▶ _Task to carry out_: Extract precisely the lines of the entries below, from the first line through the line containing "const H = 727;".

■ ■ ■ ■ ■ ■ ■

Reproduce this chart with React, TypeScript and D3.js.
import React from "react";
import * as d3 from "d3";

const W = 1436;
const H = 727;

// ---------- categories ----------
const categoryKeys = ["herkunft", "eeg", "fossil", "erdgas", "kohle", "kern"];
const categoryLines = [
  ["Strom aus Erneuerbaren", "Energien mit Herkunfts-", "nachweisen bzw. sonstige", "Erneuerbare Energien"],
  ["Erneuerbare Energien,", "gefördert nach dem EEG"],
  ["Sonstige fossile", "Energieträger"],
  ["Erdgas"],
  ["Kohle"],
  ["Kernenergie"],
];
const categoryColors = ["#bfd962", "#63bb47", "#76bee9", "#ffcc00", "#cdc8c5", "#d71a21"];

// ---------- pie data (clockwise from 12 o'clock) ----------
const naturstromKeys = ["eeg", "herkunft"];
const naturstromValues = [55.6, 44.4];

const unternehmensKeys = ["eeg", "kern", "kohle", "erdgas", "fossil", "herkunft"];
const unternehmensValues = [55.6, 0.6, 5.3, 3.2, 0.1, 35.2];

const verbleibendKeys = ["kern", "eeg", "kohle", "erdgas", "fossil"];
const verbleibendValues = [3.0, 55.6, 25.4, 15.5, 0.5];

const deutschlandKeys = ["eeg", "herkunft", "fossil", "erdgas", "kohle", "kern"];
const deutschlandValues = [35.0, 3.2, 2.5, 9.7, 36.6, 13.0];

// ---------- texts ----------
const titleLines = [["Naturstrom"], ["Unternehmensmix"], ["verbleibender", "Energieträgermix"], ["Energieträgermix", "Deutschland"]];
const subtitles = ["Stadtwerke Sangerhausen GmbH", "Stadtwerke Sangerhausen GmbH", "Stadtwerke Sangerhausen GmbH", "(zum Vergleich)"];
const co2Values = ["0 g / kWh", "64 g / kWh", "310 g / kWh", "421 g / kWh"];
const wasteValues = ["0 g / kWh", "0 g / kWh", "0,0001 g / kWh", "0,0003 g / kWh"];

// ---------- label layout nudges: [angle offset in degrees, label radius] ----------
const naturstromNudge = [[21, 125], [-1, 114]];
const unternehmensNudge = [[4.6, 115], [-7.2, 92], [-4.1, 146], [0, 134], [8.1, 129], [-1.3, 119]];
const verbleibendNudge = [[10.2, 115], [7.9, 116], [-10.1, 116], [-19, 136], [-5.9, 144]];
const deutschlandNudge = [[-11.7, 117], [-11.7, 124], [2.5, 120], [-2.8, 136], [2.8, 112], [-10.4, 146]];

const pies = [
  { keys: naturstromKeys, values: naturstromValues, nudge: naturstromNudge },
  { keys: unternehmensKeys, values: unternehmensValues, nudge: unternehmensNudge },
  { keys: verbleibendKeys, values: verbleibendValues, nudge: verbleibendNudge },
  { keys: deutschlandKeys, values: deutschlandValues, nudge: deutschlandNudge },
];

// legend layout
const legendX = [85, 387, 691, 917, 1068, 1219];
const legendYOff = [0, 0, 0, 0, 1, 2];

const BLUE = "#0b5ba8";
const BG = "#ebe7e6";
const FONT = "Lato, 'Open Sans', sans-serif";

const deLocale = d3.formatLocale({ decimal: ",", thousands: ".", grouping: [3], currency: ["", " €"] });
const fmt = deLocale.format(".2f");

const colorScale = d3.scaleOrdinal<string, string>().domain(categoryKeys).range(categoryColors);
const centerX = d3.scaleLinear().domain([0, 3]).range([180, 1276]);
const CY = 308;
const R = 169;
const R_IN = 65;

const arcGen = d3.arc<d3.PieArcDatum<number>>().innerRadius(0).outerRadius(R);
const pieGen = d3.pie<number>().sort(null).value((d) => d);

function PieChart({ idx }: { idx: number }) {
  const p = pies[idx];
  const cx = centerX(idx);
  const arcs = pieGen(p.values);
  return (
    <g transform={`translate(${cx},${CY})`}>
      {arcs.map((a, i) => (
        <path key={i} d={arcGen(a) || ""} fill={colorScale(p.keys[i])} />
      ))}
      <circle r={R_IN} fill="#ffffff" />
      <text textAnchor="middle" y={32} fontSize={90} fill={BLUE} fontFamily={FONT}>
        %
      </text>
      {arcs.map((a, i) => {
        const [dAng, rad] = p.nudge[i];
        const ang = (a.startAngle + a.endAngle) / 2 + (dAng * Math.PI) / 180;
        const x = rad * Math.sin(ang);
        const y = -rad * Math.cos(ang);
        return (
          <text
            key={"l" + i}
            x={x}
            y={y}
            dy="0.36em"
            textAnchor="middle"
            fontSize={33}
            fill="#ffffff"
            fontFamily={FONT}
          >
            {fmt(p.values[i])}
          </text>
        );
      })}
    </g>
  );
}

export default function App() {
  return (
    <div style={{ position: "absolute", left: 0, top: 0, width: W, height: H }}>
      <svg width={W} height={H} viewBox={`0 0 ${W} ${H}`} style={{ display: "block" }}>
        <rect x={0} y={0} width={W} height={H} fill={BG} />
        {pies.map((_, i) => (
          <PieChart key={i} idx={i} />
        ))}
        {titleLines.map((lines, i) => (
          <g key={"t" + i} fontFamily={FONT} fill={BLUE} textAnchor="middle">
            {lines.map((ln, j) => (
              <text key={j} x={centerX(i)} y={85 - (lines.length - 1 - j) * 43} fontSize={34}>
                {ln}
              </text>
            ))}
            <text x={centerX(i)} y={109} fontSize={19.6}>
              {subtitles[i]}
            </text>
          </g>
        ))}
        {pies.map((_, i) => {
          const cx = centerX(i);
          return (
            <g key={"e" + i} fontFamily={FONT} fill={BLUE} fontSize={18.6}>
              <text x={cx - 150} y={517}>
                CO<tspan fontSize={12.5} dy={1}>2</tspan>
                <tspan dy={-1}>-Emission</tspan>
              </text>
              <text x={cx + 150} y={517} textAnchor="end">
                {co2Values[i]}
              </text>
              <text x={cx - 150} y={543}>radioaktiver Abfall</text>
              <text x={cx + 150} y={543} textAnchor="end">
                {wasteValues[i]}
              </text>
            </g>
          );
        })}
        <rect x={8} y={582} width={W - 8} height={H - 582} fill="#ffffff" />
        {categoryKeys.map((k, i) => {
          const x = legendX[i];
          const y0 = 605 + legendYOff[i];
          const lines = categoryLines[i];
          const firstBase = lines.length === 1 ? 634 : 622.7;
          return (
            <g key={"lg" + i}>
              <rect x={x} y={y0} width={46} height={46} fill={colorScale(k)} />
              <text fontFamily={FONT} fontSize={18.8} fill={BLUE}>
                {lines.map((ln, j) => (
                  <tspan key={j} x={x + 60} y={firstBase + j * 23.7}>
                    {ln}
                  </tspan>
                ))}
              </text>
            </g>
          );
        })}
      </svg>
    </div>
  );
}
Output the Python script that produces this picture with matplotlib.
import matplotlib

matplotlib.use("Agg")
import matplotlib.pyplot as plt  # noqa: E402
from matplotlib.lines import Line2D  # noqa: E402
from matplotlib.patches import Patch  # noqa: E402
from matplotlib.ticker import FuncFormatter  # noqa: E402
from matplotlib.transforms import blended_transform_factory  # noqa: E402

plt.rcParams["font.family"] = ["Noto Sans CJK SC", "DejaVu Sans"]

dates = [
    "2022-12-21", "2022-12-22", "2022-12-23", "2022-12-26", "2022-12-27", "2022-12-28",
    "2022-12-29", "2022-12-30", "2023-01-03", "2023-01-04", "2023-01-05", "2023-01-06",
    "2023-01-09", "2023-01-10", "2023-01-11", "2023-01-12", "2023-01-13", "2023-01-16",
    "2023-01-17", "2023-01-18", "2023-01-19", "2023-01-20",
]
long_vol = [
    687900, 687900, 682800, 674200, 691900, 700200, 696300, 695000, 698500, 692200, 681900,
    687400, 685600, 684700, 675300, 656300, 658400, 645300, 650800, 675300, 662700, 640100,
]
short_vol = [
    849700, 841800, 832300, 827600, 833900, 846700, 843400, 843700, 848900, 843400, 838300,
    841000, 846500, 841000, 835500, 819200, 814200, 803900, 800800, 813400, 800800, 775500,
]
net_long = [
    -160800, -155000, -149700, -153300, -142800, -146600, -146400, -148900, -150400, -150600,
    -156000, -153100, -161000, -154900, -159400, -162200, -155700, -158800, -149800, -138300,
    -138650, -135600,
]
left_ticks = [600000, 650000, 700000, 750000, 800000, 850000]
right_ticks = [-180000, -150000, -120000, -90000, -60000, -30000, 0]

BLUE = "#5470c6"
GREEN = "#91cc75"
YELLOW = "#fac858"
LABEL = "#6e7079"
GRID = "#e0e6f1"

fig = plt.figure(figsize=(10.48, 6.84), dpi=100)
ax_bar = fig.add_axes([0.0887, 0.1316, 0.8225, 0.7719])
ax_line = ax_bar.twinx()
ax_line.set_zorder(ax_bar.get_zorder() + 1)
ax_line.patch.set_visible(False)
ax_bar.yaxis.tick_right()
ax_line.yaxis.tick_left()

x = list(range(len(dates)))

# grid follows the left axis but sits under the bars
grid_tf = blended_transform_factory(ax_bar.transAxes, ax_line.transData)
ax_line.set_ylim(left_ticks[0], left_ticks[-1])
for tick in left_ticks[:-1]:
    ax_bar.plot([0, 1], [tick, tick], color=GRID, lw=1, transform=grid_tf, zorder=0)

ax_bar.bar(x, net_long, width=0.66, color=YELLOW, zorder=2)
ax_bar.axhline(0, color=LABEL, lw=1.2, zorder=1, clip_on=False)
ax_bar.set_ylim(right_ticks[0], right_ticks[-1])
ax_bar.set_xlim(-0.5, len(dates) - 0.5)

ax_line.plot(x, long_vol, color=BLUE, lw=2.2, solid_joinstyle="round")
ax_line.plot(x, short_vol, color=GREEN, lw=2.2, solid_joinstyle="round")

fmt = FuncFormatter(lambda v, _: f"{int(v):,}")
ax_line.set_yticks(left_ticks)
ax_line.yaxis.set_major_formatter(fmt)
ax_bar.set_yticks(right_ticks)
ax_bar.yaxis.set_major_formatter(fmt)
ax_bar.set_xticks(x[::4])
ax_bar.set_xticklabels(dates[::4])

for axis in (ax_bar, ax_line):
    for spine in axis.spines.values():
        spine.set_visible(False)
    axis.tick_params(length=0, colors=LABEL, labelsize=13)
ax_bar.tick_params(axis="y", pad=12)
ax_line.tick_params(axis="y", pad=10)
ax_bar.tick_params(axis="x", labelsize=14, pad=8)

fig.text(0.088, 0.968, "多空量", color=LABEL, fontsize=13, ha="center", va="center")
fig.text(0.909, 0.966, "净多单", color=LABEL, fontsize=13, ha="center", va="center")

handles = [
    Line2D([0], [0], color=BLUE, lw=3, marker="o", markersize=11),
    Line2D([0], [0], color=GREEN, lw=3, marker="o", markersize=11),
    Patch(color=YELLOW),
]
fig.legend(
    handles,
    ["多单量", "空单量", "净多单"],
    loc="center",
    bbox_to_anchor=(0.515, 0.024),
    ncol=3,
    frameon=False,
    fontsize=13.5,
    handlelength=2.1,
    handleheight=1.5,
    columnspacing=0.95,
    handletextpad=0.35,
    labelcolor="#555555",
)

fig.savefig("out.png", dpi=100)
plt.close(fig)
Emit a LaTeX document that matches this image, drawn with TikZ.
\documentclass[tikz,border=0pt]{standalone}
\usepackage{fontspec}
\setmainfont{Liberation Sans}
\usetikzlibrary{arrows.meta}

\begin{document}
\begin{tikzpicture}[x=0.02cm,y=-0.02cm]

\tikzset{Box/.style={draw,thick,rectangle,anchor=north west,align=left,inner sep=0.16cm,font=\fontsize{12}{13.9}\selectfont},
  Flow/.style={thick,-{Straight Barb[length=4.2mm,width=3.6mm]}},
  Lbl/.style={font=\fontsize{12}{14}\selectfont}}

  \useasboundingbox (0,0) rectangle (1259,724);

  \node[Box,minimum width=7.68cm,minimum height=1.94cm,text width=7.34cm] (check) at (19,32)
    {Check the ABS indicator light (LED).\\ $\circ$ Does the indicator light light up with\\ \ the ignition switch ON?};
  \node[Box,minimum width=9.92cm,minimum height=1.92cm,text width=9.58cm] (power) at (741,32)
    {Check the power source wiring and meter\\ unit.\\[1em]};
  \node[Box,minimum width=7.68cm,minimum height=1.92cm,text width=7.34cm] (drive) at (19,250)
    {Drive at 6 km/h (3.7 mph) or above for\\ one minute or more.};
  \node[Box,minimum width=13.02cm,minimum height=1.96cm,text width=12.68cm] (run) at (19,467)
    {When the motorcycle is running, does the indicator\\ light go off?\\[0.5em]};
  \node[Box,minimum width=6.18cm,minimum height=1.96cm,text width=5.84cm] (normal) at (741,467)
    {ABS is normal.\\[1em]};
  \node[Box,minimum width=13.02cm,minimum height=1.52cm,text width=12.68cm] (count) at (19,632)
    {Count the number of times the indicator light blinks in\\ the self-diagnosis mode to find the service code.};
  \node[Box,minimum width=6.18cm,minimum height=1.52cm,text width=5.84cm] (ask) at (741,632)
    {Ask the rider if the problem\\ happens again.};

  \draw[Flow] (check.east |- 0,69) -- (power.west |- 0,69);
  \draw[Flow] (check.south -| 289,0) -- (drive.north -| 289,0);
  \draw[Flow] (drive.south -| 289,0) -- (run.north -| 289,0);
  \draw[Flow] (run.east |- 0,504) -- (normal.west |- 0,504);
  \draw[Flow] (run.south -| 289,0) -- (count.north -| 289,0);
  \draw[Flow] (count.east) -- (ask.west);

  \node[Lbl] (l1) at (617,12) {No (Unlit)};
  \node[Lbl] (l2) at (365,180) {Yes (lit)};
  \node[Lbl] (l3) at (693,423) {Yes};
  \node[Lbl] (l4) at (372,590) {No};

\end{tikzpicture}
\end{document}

■ ■ ■ ■ ■ ■ ■

▶ _Result of the exercise_:
Reproduce this chart with React, TypeScript and D3.js.
import React from "react";
import * as d3 from "d3";

const W = 1436;
const H = 727;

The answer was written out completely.